TO BE DONE
All of the material below is to be restated word for word, apart from the pictures.

DATA BLOCK
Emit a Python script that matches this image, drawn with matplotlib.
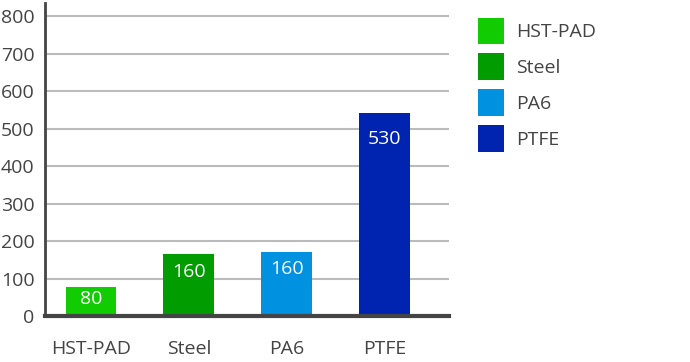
import matplotlib
matplotlib.use("Agg")
import matplotlib.pyplot as plt
from matplotlib.patches import Patch

categories = ["HST-PAD", "Steel", "PA6", "PTFE"]
values = [78, 165, 171, 543]
value_labels = ["80", "160", "160", "530"]
colors = ["#10cc00", "#009c00", "#0091e0", "#0024b0"]
yticks = [0, 100, 200, 300, 400, 500, 600, 700, 800]

plt.rcParams['font.family'] = ['Open Sans', 'DejaVu Sans']
txt = "#444444"

fig = plt.figure(figsize=(6.9, 3.62), dpi=100)
ax = fig.add_axes([45/690, 1-316/362, (449-45)/690, (316-3)/362])

x = list(range(len(categories)))
bars = ax.bar(x, values, width=0.52, color=colors, zorder=3)
ax.set_xlim(-0.47, 3.66)
ax.set_ylim(0, 836)
ax.set_yticks(yticks)
ax.set_yticklabels([str(t) for t in yticks], fontsize=14, color=txt)
ax.set_xticks(x)
ax.set_xticklabels(categories, fontsize=14, color=txt)
ax.tick_params(axis='y', length=0, pad=7.5)
ax.tick_params(axis='x', length=0, pad=17)
ax.grid(axis='y', color="#bbbbbb", linewidth=1.5, zorder=0)
for s in ['top', 'right']:
    ax.spines[s].set_visible(False)
ax.spines['left'].set_color(txt)
ax.spines['left'].set_linewidth(2)
ax.spines['bottom'].set_color(txt)
ax.spines['bottom'].set_linewidth(3)
ax.spines['bottom'].set_zorder(4)

offsets = [12, 18, 17, 26]
for b, lab, off in zip(bars, value_labels, offsets):
    ax.annotate(lab, (b.get_x() + b.get_width()/2, b.get_height()),
                xytext=(0, -off*0.72), textcoords='offset points',
                ha='center', va='center', color='white', fontsize=14, zorder=5)

handles = [Patch(facecolor=c, edgecolor='none') for c in colors]
fig.legend(handles, categories, loc='upper left',
           bbox_to_anchor=(477.5/690, 1-17.7/362), frameon=False,
           fontsize=14, handlelength=1.37, handleheight=1.728,
           labelspacing=0.47, handletextpad=0.62, borderpad=0,
           borderaxespad=0, labelcolor=txt)

fig.savefig("out.png", dpi=100)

FINISHED ANSWER
Emit a Python script that matches this image, drawn with matplotlib.
import matplotlib
matplotlib.use("Agg")
import matplotlib.pyplot as plt
from matplotlib.patches import Patch

categories = ["HST-PAD", "Steel", "PA6", "PTFE"]
values = [78, 165, 171, 543]
value_labels = ["80", "160", "160", "530"]
colors = ["#10cc00", "#009c00", "#0091e0", "#0024b0"]
yticks = [0, 100, 200, 300, 400, 500, 600, 700, 800]

plt.rcParams['font.family'] = ['Open Sans', 'DejaVu Sans']
txt = "#444444"

fig = plt.figure(figsize=(6.9, 3.62), dpi=100)
ax = fig.add_axes([45/690, 1-316/362, (449-45)/690, (316-3)/362])

x = list(range(len(categories)))
bars = ax.bar(x, values, width=0.52, color=colors, zorder=3)
ax.set_xlim(-0.47, 3.66)
ax.set_ylim(0, 836)
ax.set_yticks(yticks)
ax.set_yticklabels([str(t) for t in yticks], fontsize=14, color=txt)
ax.set_xticks(x)
ax.set_xticklabels(categories, fontsize=14, color=txt)
ax.tick_params(axis='y', length=0, pad=7.5)
ax.tick_params(axis='x', length=0, pad=17)
ax.grid(axis='y', color="#bbbbbb", linewidth=1.5, zorder=0)
for s in ['top', 'right']:
    ax.spines[s].set_visible(False)
ax.spines['left'].set_color(txt)
ax.spines['left'].set_linewidth(2)
ax.spines['bottom'].set_color(txt)
ax.spines['bottom'].set_linewidth(3)
ax.spines['bottom'].set_zorder(4)

offsets = [12, 18, 17, 26]
for b, lab, off in zip(bars, value_labels, offsets):
    ax.annotate(lab, (b.get_x() + b.get_width()/2, b.get_height()),
                xytext=(0, -off*0.72), textcoords='offset points',
                ha='center', va='center', color='white', fontsize=14, zorder=5)

handles = [Patch(facecolor=c, edgecolor='none') for c in colors]
fig.legend(handles, categories, loc='upper left',
           bbox_to_anchor=(477.5/690, 1-17.7/362), frameon=False,
           fontsize=14, handlelength=1.37, handleheight=1.728,
           labelspacing=0.47, handletextpad=0.62, borderpad=0,
           borderaxespad=0, labelcolor=txt)

fig.savefig("out.png", dpi=100)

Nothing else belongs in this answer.